Xbox Cuts 3,200 Jobs, Spins Out Four Studios in Sweeping Reset

Xbox CEO Asha Sharma has called the division's current restructuring "the most significant restructure in Xbox history," confirming that 1,600 employees are being laid off this summer, with another 1,600 expected to lose their jobs over the following year The Verge.
The cuts were formalized in a post titled "Resetting Xbox," published to Xbox Wire on July 6, 2026 news.xbox.com. Bethesda, id Software, and Obsidian are also seeing staff reductions as part of the same restructuring, according to The Verge's reporting.
Four internal studios — Double Fine, Compulsion Games, Undead Labs, and Ninja Theory — are being spun out as independent developers rather than shut down outright. Remaining internal teams will consolidate around a shorter list of priority franchises: Halo, Gears of War, Minecraft, and Candy Crush.

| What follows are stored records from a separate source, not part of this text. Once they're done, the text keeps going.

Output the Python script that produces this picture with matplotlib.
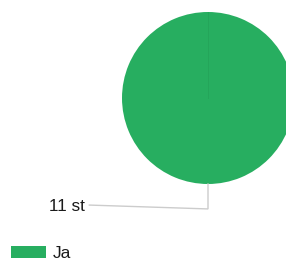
import matplotlib.pyplot as plt
from matplotlib.patches import Patch

# data
labels = ['Ja']
values = [11]
colors = ['#27ae60']

plt.rcParams['font.family'] = ['Liberation Sans', 'DejaVu Sans']

fig = plt.figure(figsize=(2.86, 2.62), dpi=100)
W, H = 286, 262
cx, cy, r = 208, 98, 86  # pie centre/radius in pixels
ax = fig.add_axes([(cx - r) / W, (H - cy - r) / H, 2 * r / W, 2 * r / H])

wedges, _ = ax.pie(values, colors=colors, startangle=90, counterclock=False,
                   radius=1, center=(0, 0), frame=False,
                   wedgeprops=dict(edgecolor='none'))
ax.set_xlim(-1, 1)
ax.set_ylim(-1, 1)
ax.set_aspect('equal')
ax.axis('off')
# seam where the single slice starts
ax.plot([0, 0], [0, 1], color='#24a55a', lw=0.7)

# leader line + label
ax.plot([0, 0, -1.38], [-1.0, -1.29, -1.245], color='#cccccc', lw=1,
        clip_on=False, solid_joinstyle='miter')
ax.text(-1.43, -1.26, f'{values[0]} st', ha='right', va='center',
        fontsize=12.3, color='#1a1a1a', clip_on=False)

handles = [Patch(facecolor=c, edgecolor='none') for c in colors]
fig.legend(handles, labels, loc='center left', bbox_to_anchor=(11 / W, 1 - 253.5 / H),
           frameon=False, fontsize=12.5, handlelength=2.0, handleheight=0.7,
           handletextpad=0.4, borderpad=0, borderaxespad=0, labelcolor='#1a1a1a')

fig.savefig('out.png', dpi=100)
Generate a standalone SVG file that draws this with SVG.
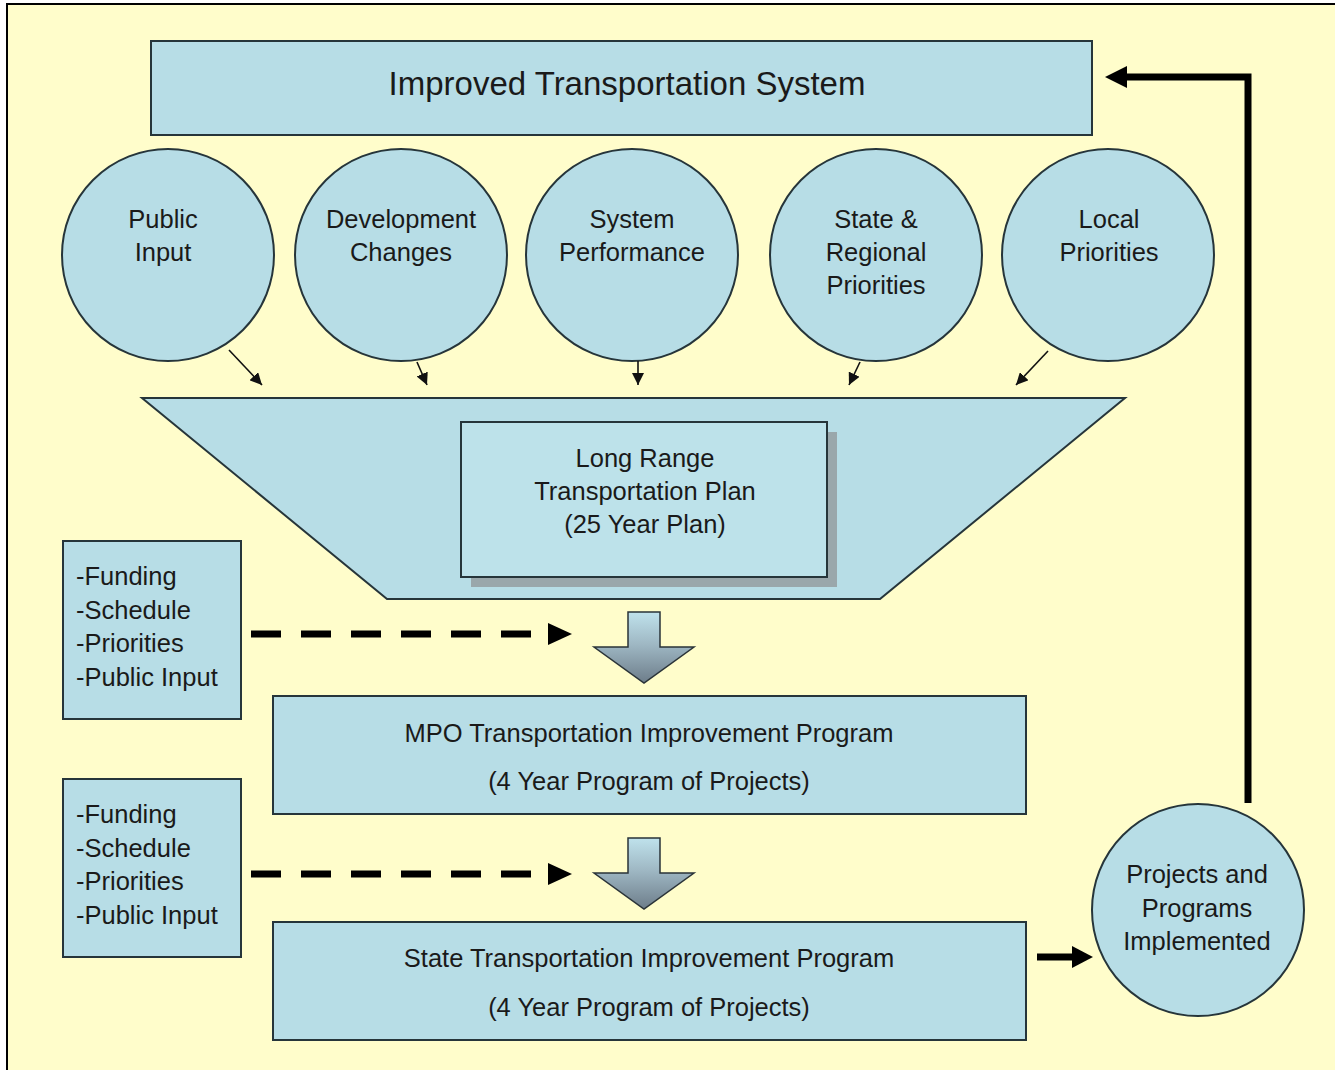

Helen Chiang, who previously oversaw the Minecraft franchise, has been promoted to Xbox chief operating officer, reporting directly to Sharma. The elevation of a Minecraft executive to the COO role is notable given that Minecraft remains one of the four franchises the reorganized Xbox is explicitly prioritizing.
In her internal memo, Sharma set a stated ambition for Xbox to entertain more than a billion people every day. She also disclosed a specific financial rationale for the cuts: in a typical year, she said, Xbox lost 64 cents for every dollar it invested.
The scale of this reset did not emerge without warning. Bloomberg first reported on June 10, 2026 that Xbox was preparing significant layoffs under Sharma, who had recently taken the CEO role Bloomberg. Reuters, citing the same Bloomberg reporting, noted that the planned cuts would include significant reductions to marketing and other operating budgets Reuters.
Two days later, The Information reported that Microsoft had considered spinning Xbox off as a separate entity entirely, per Reuters' account of that reporting Reuters. Xbox's July 6 announcement did not pursue that path, opting instead for internal consolidation alongside external studio spinouts.
The Xbox cuts sit inside a much larger wave of Microsoft layoffs. Reuters reported on June 30 that Microsoft's job reductions that month affected under 2.5 percent of its total workforce, touching thousands of roles across sales, consulting, and gaming Reuters. On July 6, the same day as the Xbox Wire post, Microsoft announced a further 4,800 job cuts, which Reuters characterized as part of an industry-wide, AI-driven layoff wave Reuters. That same Reuters report noted Microsoft's shares had fallen nearly 23 percent over the first six months of 2026.
Taken together, the sequence of disclosures — Bloomberg's initial report on June 10, the spinoff speculation on June 12, the broader workforce cuts confirmed June 30, and the formal Xbox restructuring and fresh Microsoft layoffs both landing on July 6 — describes a company reshaping its gaming division under sustained financial pressure rather than executing a single, isolated decision.
The 64-cents-per-dollar figure Sharma cited is the closest thing to a hard financial justification made public so far, and it invites scrutiny that Sharma's memo itself does not resolve: whether that loss ratio reflects the cost of first-party studio acquisitions made under previous Xbox leadership, Game Pass subscriber economics, or hardware subsidization, or some combination of the three. Xbox has not broken out that figure by business line.
Sharma's billion-daily-users framing is worth flagging as an ambition rather than a metric Xbox has published a methodology for. It echoes platform-scale language more commonly associated with social and mobile products than console gaming, and its inclusion in the same memo announcing 3,200 layoffs suggests Xbox's leadership is now measuring itself against reach rather than unit sales or subscriber counts alone.
The decision to spin out four studios rather than close them mirrors a pattern independent developers have pushed for since major platform holders began large-scale first-party acquisitions in the previous console generation: retaining IP relationships while shedding balance-sheet exposure. Whether Double Fine, Compulsion, Undead Labs, and Ninja Theory can sustain themselves as standalone studios, with or without continued publishing ties to Xbox, is the open question their spinout leaves unanswered.
Chiang's promotion to COO, paired with Minecraft's inclusion among the four prioritized franchises, points toward a leadership structure now built around Xbox's most durable live-service and cross-platform properties rather than around exclusive console titles as the primary growth lever. That shift, if it holds, would mark a departure from the platform-exclusivity strategy Xbox pursued through much of the last decade.